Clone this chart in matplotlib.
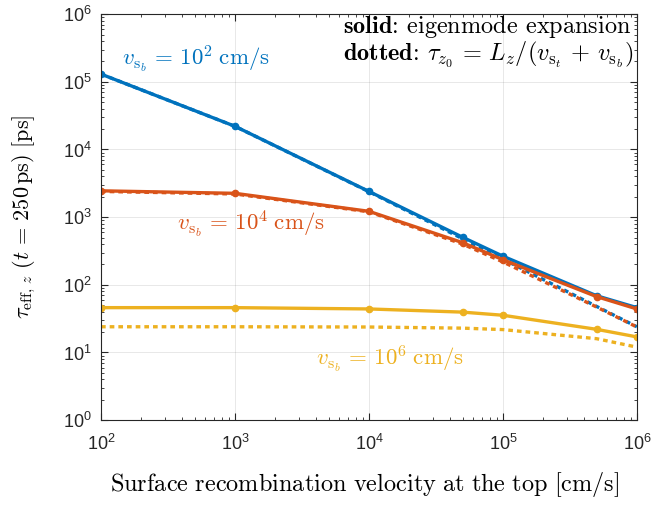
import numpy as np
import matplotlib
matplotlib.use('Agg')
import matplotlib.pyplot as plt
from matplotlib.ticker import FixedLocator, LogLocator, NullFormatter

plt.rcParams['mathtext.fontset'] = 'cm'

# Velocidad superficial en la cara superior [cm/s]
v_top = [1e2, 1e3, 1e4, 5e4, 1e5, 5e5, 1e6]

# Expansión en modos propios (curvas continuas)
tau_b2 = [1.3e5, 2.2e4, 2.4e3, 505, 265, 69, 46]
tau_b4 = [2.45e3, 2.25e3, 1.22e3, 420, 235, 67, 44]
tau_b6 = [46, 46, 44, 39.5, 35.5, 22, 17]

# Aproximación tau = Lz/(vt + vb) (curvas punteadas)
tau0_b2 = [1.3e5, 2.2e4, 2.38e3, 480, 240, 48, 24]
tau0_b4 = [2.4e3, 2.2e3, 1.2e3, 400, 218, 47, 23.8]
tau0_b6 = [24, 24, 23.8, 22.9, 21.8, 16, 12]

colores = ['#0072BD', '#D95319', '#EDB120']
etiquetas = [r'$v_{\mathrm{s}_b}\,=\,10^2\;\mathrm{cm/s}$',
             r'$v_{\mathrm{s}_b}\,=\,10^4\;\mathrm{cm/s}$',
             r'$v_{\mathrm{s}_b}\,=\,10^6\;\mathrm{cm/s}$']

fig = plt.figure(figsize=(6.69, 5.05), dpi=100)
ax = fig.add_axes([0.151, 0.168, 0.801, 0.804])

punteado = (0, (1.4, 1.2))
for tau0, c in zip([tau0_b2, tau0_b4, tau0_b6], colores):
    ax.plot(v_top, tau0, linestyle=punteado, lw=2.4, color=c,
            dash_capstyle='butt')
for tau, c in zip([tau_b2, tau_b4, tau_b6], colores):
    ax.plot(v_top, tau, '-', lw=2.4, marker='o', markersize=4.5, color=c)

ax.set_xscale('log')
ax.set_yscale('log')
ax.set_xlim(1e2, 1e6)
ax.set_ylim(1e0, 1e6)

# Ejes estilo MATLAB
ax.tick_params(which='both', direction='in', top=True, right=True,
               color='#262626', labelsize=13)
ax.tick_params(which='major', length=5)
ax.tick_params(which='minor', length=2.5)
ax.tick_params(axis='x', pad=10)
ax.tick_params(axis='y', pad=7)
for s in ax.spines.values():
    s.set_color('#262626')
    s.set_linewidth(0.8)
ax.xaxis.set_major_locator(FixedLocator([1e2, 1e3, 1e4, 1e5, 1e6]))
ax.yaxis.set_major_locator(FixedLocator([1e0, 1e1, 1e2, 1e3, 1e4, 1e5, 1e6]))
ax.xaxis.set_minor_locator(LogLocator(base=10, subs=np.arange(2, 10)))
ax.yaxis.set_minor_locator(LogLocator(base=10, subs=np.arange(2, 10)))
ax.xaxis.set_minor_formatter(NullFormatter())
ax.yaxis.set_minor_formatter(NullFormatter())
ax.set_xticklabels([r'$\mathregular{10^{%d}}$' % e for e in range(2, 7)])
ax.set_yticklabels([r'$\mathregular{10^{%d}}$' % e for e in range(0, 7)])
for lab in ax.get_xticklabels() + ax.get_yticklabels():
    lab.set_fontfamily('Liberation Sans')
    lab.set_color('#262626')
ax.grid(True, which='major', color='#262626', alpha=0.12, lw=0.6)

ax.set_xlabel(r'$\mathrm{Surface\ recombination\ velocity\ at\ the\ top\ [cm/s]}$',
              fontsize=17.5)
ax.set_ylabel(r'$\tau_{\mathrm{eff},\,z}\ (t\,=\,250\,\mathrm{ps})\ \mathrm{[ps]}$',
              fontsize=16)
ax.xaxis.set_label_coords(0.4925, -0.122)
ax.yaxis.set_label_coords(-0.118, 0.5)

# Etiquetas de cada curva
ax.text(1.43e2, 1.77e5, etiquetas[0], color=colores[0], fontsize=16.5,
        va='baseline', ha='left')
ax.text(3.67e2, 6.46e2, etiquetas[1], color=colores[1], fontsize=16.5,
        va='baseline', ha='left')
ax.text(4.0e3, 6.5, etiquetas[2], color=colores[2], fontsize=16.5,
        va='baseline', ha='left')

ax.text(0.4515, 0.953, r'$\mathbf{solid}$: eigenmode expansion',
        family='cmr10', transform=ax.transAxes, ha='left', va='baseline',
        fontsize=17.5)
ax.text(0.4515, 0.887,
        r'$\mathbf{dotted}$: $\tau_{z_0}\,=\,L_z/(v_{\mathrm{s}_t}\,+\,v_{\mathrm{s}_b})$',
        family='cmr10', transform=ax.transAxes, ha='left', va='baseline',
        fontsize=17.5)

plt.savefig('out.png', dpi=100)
++++++++++++++++++++
- **Exercise task**
Restate the entire listing word for word, excluding pictures.

- **Complete answer**
Clone this chart in matplotlib.
import numpy as np
import matplotlib
matplotlib.use('Agg')
import matplotlib.pyplot as plt
from matplotlib.ticker import FixedLocator, LogLocator, NullFormatter

plt.rcParams['mathtext.fontset'] = 'cm'

# Velocidad superficial en la cara superior [cm/s]
v_top = [1e2, 1e3, 1e4, 5e4, 1e5, 5e5, 1e6]

# Expansión en modos propios (curvas continuas)
tau_b2 = [1.3e5, 2.2e4, 2.4e3, 505, 265, 69, 46]
tau_b4 = [2.45e3, 2.25e3, 1.22e3, 420, 235, 67, 44]
tau_b6 = [46, 46, 44, 39.5, 35.5, 22, 17]

# Aproximación tau = Lz/(vt + vb) (curvas punteadas)
tau0_b2 = [1.3e5, 2.2e4, 2.38e3, 480, 240, 48, 24]
tau0_b4 = [2.4e3, 2.2e3, 1.2e3, 400, 218, 47, 23.8]
tau0_b6 = [24, 24, 23.8, 22.9, 21.8, 16, 12]

colores = ['#0072BD', '#D95319', '#EDB120']
etiquetas = [r'$v_{\mathrm{s}_b}\,=\,10^2\;\mathrm{cm/s}$',
             r'$v_{\mathrm{s}_b}\,=\,10^4\;\mathrm{cm/s}$',
             r'$v_{\mathrm{s}_b}\,=\,10^6\;\mathrm{cm/s}$']

fig = plt.figure(figsize=(6.69, 5.05), dpi=100)
ax = fig.add_axes([0.151, 0.168, 0.801, 0.804])

punteado = (0, (1.4, 1.2))
for tau0, c in zip([tau0_b2, tau0_b4, tau0_b6], colores):
    ax.plot(v_top, tau0, linestyle=punteado, lw=2.4, color=c,
            dash_capstyle='butt')
for tau, c in zip([tau_b2, tau_b4, tau_b6], colores):
    ax.plot(v_top, tau, '-', lw=2.4, marker='o', markersize=4.5, color=c)

ax.set_xscale('log')
ax.set_yscale('log')
ax.set_xlim(1e2, 1e6)
ax.set_ylim(1e0, 1e6)

# Ejes estilo MATLAB
ax.tick_params(which='both', direction='in', top=True, right=True,
               color='#262626', labelsize=13)
ax.tick_params(which='major', length=5)
ax.tick_params(which='minor', length=2.5)
ax.tick_params(axis='x', pad=10)
ax.tick_params(axis='y', pad=7)
for s in ax.spines.values():
    s.set_color('#262626')
    s.set_linewidth(0.8)
ax.xaxis.set_major_locator(FixedLocator([1e2, 1e3, 1e4, 1e5, 1e6]))
ax.yaxis.set_major_locator(FixedLocator([1e0, 1e1, 1e2, 1e3, 1e4, 1e5, 1e6]))
ax.xaxis.set_minor_locator(LogLocator(base=10, subs=np.arange(2, 10)))
ax.yaxis.set_minor_locator(LogLocator(base=10, subs=np.arange(2, 10)))
ax.xaxis.set_minor_formatter(NullFormatter())
ax.yaxis.set_minor_formatter(NullFormatter())
ax.set_xticklabels([r'$\mathregular{10^{%d}}$' % e for e in range(2, 7)])
ax.set_yticklabels([r'$\mathregular{10^{%d}}$' % e for e in range(0, 7)])
for lab in ax.get_xticklabels() + ax.get_yticklabels():
    lab.set_fontfamily('Liberation Sans')
    lab.set_color('#262626')
ax.grid(True, which='major', color='#262626', alpha=0.12, lw=0.6)

ax.set_xlabel(r'$\mathrm{Surface\ recombination\ velocity\ at\ the\ top\ [cm/s]}$',
              fontsize=17.5)
ax.set_ylabel(r'$\tau_{\mathrm{eff},\,z}\ (t\,=\,250\,\mathrm{ps})\ \mathrm{[ps]}$',
              fontsize=16)
ax.xaxis.set_label_coords(0.4925, -0.122)
ax.yaxis.set_label_coords(-0.118, 0.5)

# Etiquetas de cada curva
ax.text(1.43e2, 1.77e5, etiquetas[0], color=colores[0], fontsize=16.5,
        va='baseline', ha='left')
ax.text(3.67e2, 6.46e2, etiquetas[1], color=colores[1], fontsize=16.5,
        va='baseline', ha='left')
ax.text(4.0e3, 6.5, etiquetas[2], color=colores[2], fontsize=16.5,
        va='baseline', ha='left')

ax.text(0.4515, 0.953, r'$\mathbf{solid}$: eigenmode expansion',
        family='cmr10', transform=ax.transAxes, ha='left', va='baseline',
        fontsize=17.5)
ax.text(0.4515, 0.887,
        r'$\mathbf{dotted}$: $\tau_{z_0}\,=\,L_z/(v_{\mathrm{s}_t}\,+\,v_{\mathrm{s}_b})$',
        family='cmr10', transform=ax.transAxes, ha='left', va='baseline',
        fontsize=17.5)

plt.savefig('out.png', dpi=100)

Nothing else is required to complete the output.